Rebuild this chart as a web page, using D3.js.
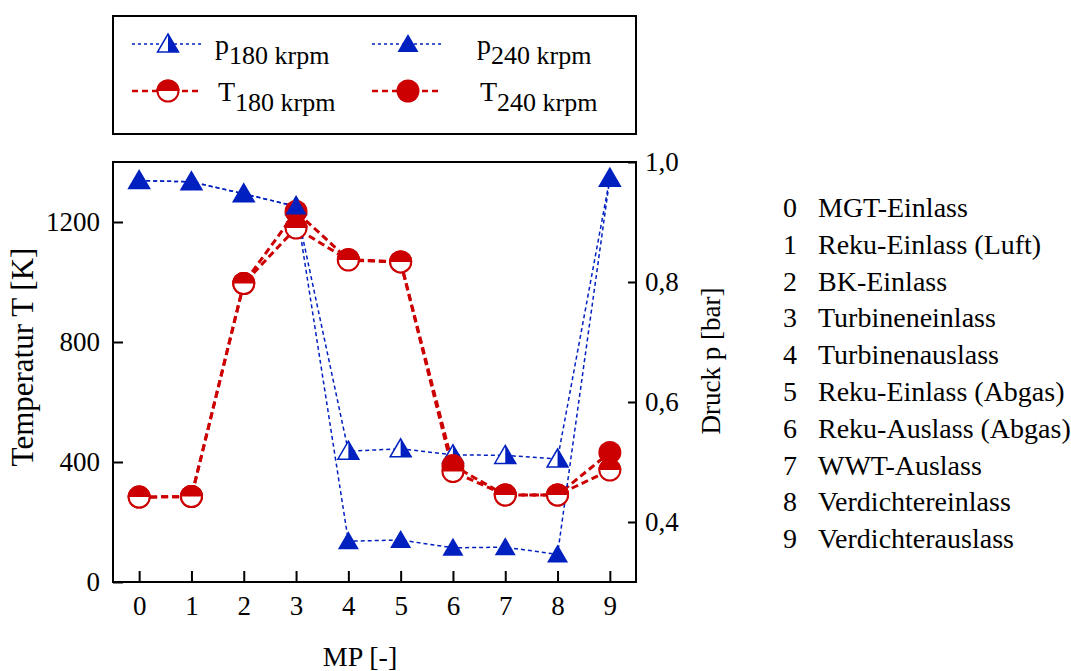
<!DOCTYPE html>
<html>
<head>
<meta charset="utf-8">
<script src="https://cdn.jsdelivr.net/npm/d3@7"></script>
<style>
  body { margin: 0; background: #fff; }
  svg text { font-family: "Liberation Serif", "Times New Roman", serif; fill: #000; }
</style>
</head>
<body>
<svg id="chart" width="1071" height="671"></svg>
<script>
var mp = [0, 1, 2, 3, 4, 5, 6, 7, 8, 9];
var p180 = [0.969, 0.967, 0.947, 0.926, 0.518, 0.522, 0.512, 0.511, 0.505, 0.973];
var p240 = [0.969, 0.967, 0.947, 0.926, 0.368, 0.370, 0.357, 0.358, 0.346, 0.973];
var T180 = [283, 285, 995, 1180, 1073, 1067, 368, 290, 290, 373];
var T240 = [283, 285, 995, 1235, 1075, 1067, 388, 290, 290, 432];

var tTicks = [0, 400, 800, 1200];
var pTicks = [0.4, 0.6, 0.8, 1.0];
var mpNames = ["MGT-Einlass", "Reku-Einlass (Luft)", "BK-Einlass", "Turbineneinlass",
  "Turbinenauslass", "Reku-Einlass (Abgas)", "Reku-Auslass (Abgas)", "WWT-Auslass",
  "Verdichtereinlass", "Verdichterauslass"];

var blue = "#0020c0", red = "#cc0000";

var svg = d3.select("#chart");
svg.append("rect").attr("width", 1071).attr("height", 671).attr("fill", "#fff");

var plot = {left: 113, right: 636, top: 162, bottom: 582};

var x = d3.scaleLinear().domain([-0.5, 9.5]).range([plot.left, plot.right]);
var yT = d3.scaleLinear().domain([0, 1400]).range([plot.bottom, plot.top]);
var yP = d3.scaleLinear().domain([0.3, 1.0]).range([plot.bottom, plot.top]);

// axes (ticks pointing inward)
function styleAxis(g, size) {
  g.select(".domain").remove();
  g.selectAll(".tick line").attr("stroke", "#000").attr("stroke-width", 2);
  g.selectAll(".tick text").attr("font-size", size + "px");
}

svg.append("g")
  .attr("transform", "translate(" + plot.left + ",0)")
  .call(d3.axisLeft(yT).tickValues(tTicks).tickSize(-10).tickPadding(13).tickFormat(d3.format("d")))
  .call(styleAxis, 27);

svg.append("g")
  .attr("transform", "translate(" + plot.right + ",0)")
  .call(d3.axisRight(yP).tickValues(pTicks).tickSize(-8).tickPadding(9)
    .tickFormat(function(d) {return d.toFixed(1).replace(".", ",")}))
  .call(styleAxis, 27);

svg.append("g")
  .attr("transform", "translate(0," + plot.bottom + ")")
  .call(d3.axisBottom(x).tickValues(mp).tickSize(-11).tickPadding(14))
  .call(styleAxis, 27);

svg.append("rect")
  .attr("x", plot.left).attr("y", plot.top)
  .attr("width", plot.right - plot.left).attr("height", plot.bottom - plot.top)
  .attr("fill", "none").attr("stroke", "#000").attr("stroke-width", 2);

// axis titles
svg.append("text").attr("x", 360).attr("y", 666)
  .attr("text-anchor", "middle").attr("font-size", "28px").text("MP [-]");
svg.append("text").attr("transform", "translate(33,357) rotate(-90)")
  .attr("text-anchor", "middle").attr("font-size", "31px").text("Temperatur T [K]");
svg.append("text").attr("transform", "translate(720,361) rotate(-90)")
  .attr("text-anchor", "middle").attr("font-size", "27px").text("Druck p [bar]");

// markers
function triangle(g, cx, cy, half) {
  var w = 10.5, top = cy - 10, bot = cy + 8;
  var full = "M" + cx + "," + top + "L" + (cx + w) + "," + bot + "L" + (cx - w) + "," + bot + "Z";
  if (half) {
    g.append("path").attr("d", full)
      .attr("fill", "#fff").attr("stroke", blue).attr("stroke-width", 1.5);
    g.append("path").attr("d", "M" + cx + "," + top + "L" + (cx + w) + "," + bot + "L" + cx + "," + bot + "Z")
      .attr("fill", blue);
  } else {
    g.append("path").attr("d", full).attr("fill", blue);
  }
}

function circle(g, cx, cy, half) {
  var r = 11.5;
  if (half) {
    g.append("circle").attr("cx", cx).attr("cy", cy).attr("r", r - 1)
      .attr("fill", "#fff").attr("stroke", red).attr("stroke-width", 2);
    g.append("path").attr("d", "M" + (cx - r) + "," + cy + "A" + r + "," + r + " 0 0 1 " + (cx + r) + "," + cy + "Z")
      .attr("fill", red);
  } else {
    g.append("circle").attr("cx", cx).attr("cy", cy).attr("r", r).attr("fill", red);
  }
}

var series = [
  {vals: p180, y: yP, color: blue, width: 1.5, dash: "4,3", mark: triangle, half: true},
  {vals: T240, y: yT, color: red, width: 3, dash: "7,4", mark: circle, half: false},
  {vals: T180, y: yT, color: red, width: 3, dash: "7,4", mark: circle, half: true},
  {vals: p240, y: yP, color: blue, width: 1.5, dash: "4,3", mark: triangle, half: false}
];

var lines = svg.append("g");
var marks = svg.append("g");
series.forEach(function(s) {
  var line = d3.line().x(function(d, i) {return x(mp[i])}).y(function(d) {return s.y(d)});
  lines.append("path").attr("d", line(s.vals))
    .attr("fill", "none").attr("stroke", s.color)
    .attr("stroke-width", s.width).attr("stroke-dasharray", s.dash);
});
series.forEach(function(s) {
  var g = marks.append("g");
  s.vals.forEach(function(d, i) {s.mark(g, x(mp[i]), s.y(d), s.half)});
});

// legend
var legend = svg.append("g");
legend.append("rect").attr("x", 113).attr("y", 16).attr("width", 523).attr("height", 118)
  .attr("fill", "#fff").attr("stroke", "#000").attr("stroke-width", 2);

var legendItems = [
  {sym: "p", sub: "180 krpm", col: 0, row: 0, s: series[0]},
  {sym: "p", sub: "240 krpm", col: 1, row: 0, s: series[3]},
  {sym: "T", sub: "180 krpm", col: 0, row: 1, s: series[2]},
  {sym: "T", sub: "240 krpm", col: 1, row: 1, s: series[1]}
];
var colX = [168, 408], rowY = [44, 91], textX = [[215, 477], [218, 480]];

legendItems.forEach(function(it) {
  var cx = colX[it.col], cy = rowY[it.row];
  legend.append("line").attr("x1", cx - 36).attr("x2", cx + 34).attr("y1", cy).attr("y2", cy)
    .attr("stroke", it.s.color).attr("stroke-width", it.s.width === 3 ? 2.5 : 1.5)
    .attr("stroke-dasharray", it.s.width === 3 ? "6,4" : "3,3");
  it.s.mark(legend, cx, cy, it.s.half);
  var t = legend.append("text").attr("x", textX[it.row][it.col]).attr("y", cy + 10)
    .attr("font-size", "28px");
  t.append("tspan").text(it.sym);
  t.append("tspan").attr("dy", 10).attr("font-size", "26px").text(it.sub);
});

// list of measuring points
var list = svg.append("g");
mpNames.forEach(function(name, i) {
  var yy = 217 + i * 36.8;
  list.append("text").attr("x", 783).attr("y", yy).attr("font-size", "28px").text(mp[i]);
  list.append("text").attr("x", 818).attr("y", yy).attr("font-size", "28px").text(name);
});
</script>
</body>
</html>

§

■ Task instructions:
Repeat the listing above exactly, with no pictures.

■ Task solution:
Rebuild this chart as a web page, using D3.js.
<!DOCTYPE html>
<html>
<head>
<meta charset="utf-8">
<script src="https://cdn.jsdelivr.net/npm/d3@7"></script>
<style>
  body { margin: 0; background: #fff; }
  svg text { font-family: "Liberation Serif", "Times New Roman", serif; fill: #000; }
</style>
</head>
<body>
<svg id="chart" width="1071" height="671"></svg>
<script>
var mp = [0, 1, 2, 3, 4, 5, 6, 7, 8, 9];
var p180 = [0.969, 0.967, 0.947, 0.926, 0.518, 0.522, 0.512, 0.511, 0.505, 0.973];
var p240 = [0.969, 0.967, 0.947, 0.926, 0.368, 0.370, 0.357, 0.358, 0.346, 0.973];
var T180 = [283, 285, 995, 1180, 1073, 1067, 368, 290, 290, 373];
var T240 = [283, 285, 995, 1235, 1075, 1067, 388, 290, 290, 432];

var tTicks = [0, 400, 800, 1200];
var pTicks = [0.4, 0.6, 0.8, 1.0];
var mpNames = ["MGT-Einlass", "Reku-Einlass (Luft)", "BK-Einlass", "Turbineneinlass",
  "Turbinenauslass", "Reku-Einlass (Abgas)", "Reku-Auslass (Abgas)", "WWT-Auslass",
  "Verdichtereinlass", "Verdichterauslass"];

var blue = "#0020c0", red = "#cc0000";

var svg = d3.select("#chart");
svg.append("rect").attr("width", 1071).attr("height", 671).attr("fill", "#fff");

var plot = {left: 113, right: 636, top: 162, bottom: 582};

var x = d3.scaleLinear().domain([-0.5, 9.5]).range([plot.left, plot.right]);
var yT = d3.scaleLinear().domain([0, 1400]).range([plot.bottom, plot.top]);
var yP = d3.scaleLinear().domain([0.3, 1.0]).range([plot.bottom, plot.top]);

// axes (ticks pointing inward)
function styleAxis(g, size) {
  g.select(".domain").remove();
  g.selectAll(".tick line").attr("stroke", "#000").attr("stroke-width", 2);
  g.selectAll(".tick text").attr("font-size", size + "px");
}

svg.append("g")
  .attr("transform", "translate(" + plot.left + ",0)")
  .call(d3.axisLeft(yT).tickValues(tTicks).tickSize(-10).tickPadding(13).tickFormat(d3.format("d")))
  .call(styleAxis, 27);

svg.append("g")
  .attr("transform", "translate(" + plot.right + ",0)")
  .call(d3.axisRight(yP).tickValues(pTicks).tickSize(-8).tickPadding(9)
    .tickFormat(function(d) {return d.toFixed(1).replace(".", ",")}))
  .call(styleAxis, 27);

svg.append("g")
  .attr("transform", "translate(0," + plot.bottom + ")")
  .call(d3.axisBottom(x).tickValues(mp).tickSize(-11).tickPadding(14))
  .call(styleAxis, 27);

svg.append("rect")
  .attr("x", plot.left).attr("y", plot.top)
  .attr("width", plot.right - plot.left).attr("height", plot.bottom - plot.top)
  .attr("fill", "none").attr("stroke", "#000").attr("stroke-width", 2);

// axis titles
svg.append("text").attr("x", 360).attr("y", 666)
  .attr("text-anchor", "middle").attr("font-size", "28px").text("MP [-]");
svg.append("text").attr("transform", "translate(33,357) rotate(-90)")
  .attr("text-anchor", "middle").attr("font-size", "31px").text("Temperatur T [K]");
svg.append("text").attr("transform", "translate(720,361) rotate(-90)")
  .attr("text-anchor", "middle").attr("font-size", "27px").text("Druck p [bar]");

// markers
function triangle(g, cx, cy, half) {
  var w = 10.5, top = cy - 10, bot = cy + 8;
  var full = "M" + cx + "," + top + "L" + (cx + w) + "," + bot + "L" + (cx - w) + "," + bot + "Z";
  if (half) {
    g.append("path").attr("d", full)
      .attr("fill", "#fff").attr("stroke", blue).attr("stroke-width", 1.5);
    g.append("path").attr("d", "M" + cx + "," + top + "L" + (cx + w) + "," + bot + "L" + cx + "," + bot + "Z")
      .attr("fill", blue);
  } else {
    g.append("path").attr("d", full).attr("fill", blue);
  }
}

function circle(g, cx, cy, half) {
  var r = 11.5;
  if (half) {
    g.append("circle").attr("cx", cx).attr("cy", cy).attr("r", r - 1)
      .attr("fill", "#fff").attr("stroke", red).attr("stroke-width", 2);
    g.append("path").attr("d", "M" + (cx - r) + "," + cy + "A" + r + "," + r + " 0 0 1 " + (cx + r) + "," + cy + "Z")
      .attr("fill", red);
  } else {
    g.append("circle").attr("cx", cx).attr("cy", cy).attr("r", r).attr("fill", red);
  }
}

var series = [
  {vals: p180, y: yP, color: blue, width: 1.5, dash: "4,3", mark: triangle, half: true},
  {vals: T240, y: yT, color: red, width: 3, dash: "7,4", mark: circle, half: false},
  {vals: T180, y: yT, color: red, width: 3, dash: "7,4", mark: circle, half: true},
  {vals: p240, y: yP, color: blue, width: 1.5, dash: "4,3", mark: triangle, half: false}
];

var lines = svg.append("g");
var marks = svg.append("g");
series.forEach(function(s) {
  var line = d3.line().x(function(d, i) {return x(mp[i])}).y(function(d) {return s.y(d)});
  lines.append("path").attr("d", line(s.vals))
    .attr("fill", "none").attr("stroke", s.color)
    .attr("stroke-width", s.width).attr("stroke-dasharray", s.dash);
});
series.forEach(function(s) {
  var g = marks.append("g");
  s.vals.forEach(function(d, i) {s.mark(g, x(mp[i]), s.y(d), s.half)});
});

// legend
var legend = svg.append("g");
legend.append("rect").attr("x", 113).attr("y", 16).attr("width", 523).attr("height", 118)
  .attr("fill", "#fff").attr("stroke", "#000").attr("stroke-width", 2);

var legendItems = [
  {sym: "p", sub: "180 krpm", col: 0, row: 0, s: series[0]},
  {sym: "p", sub: "240 krpm", col: 1, row: 0, s: series[3]},
  {sym: "T", sub: "180 krpm", col: 0, row: 1, s: series[2]},
  {sym: "T", sub: "240 krpm", col: 1, row: 1, s: series[1]}
];
var colX = [168, 408], rowY = [44, 91], textX = [[215, 477], [218, 480]];

legendItems.forEach(function(it) {
  var cx = colX[it.col], cy = rowY[it.row];
  legend.append("line").attr("x1", cx - 36).attr("x2", cx + 34).attr("y1", cy).attr("y2", cy)
    .attr("stroke", it.s.color).attr("stroke-width", it.s.width === 3 ? 2.5 : 1.5)
    .attr("stroke-dasharray", it.s.width === 3 ? "6,4" : "3,3");
  it.s.mark(legend, cx, cy, it.s.half);
  var t = legend.append("text").attr("x", textX[it.row][it.col]).attr("y", cy + 10)
    .attr("font-size", "28px");
  t.append("tspan").text(it.sym);
  t.append("tspan").attr("dy", 10).attr("font-size", "26px").text(it.sub);
});

// list of measuring points
var list = svg.append("g");
mpNames.forEach(function(name, i) {
  var yy = 217 + i * 36.8;
  list.append("text").attr("x", 783).attr("y", yy).attr("font-size", "28px").text(mp[i]);
  list.append("text").attr("x", 818).attr("y", yy).attr("font-size", "28px").text(name);
});
</script>
</body>
</html>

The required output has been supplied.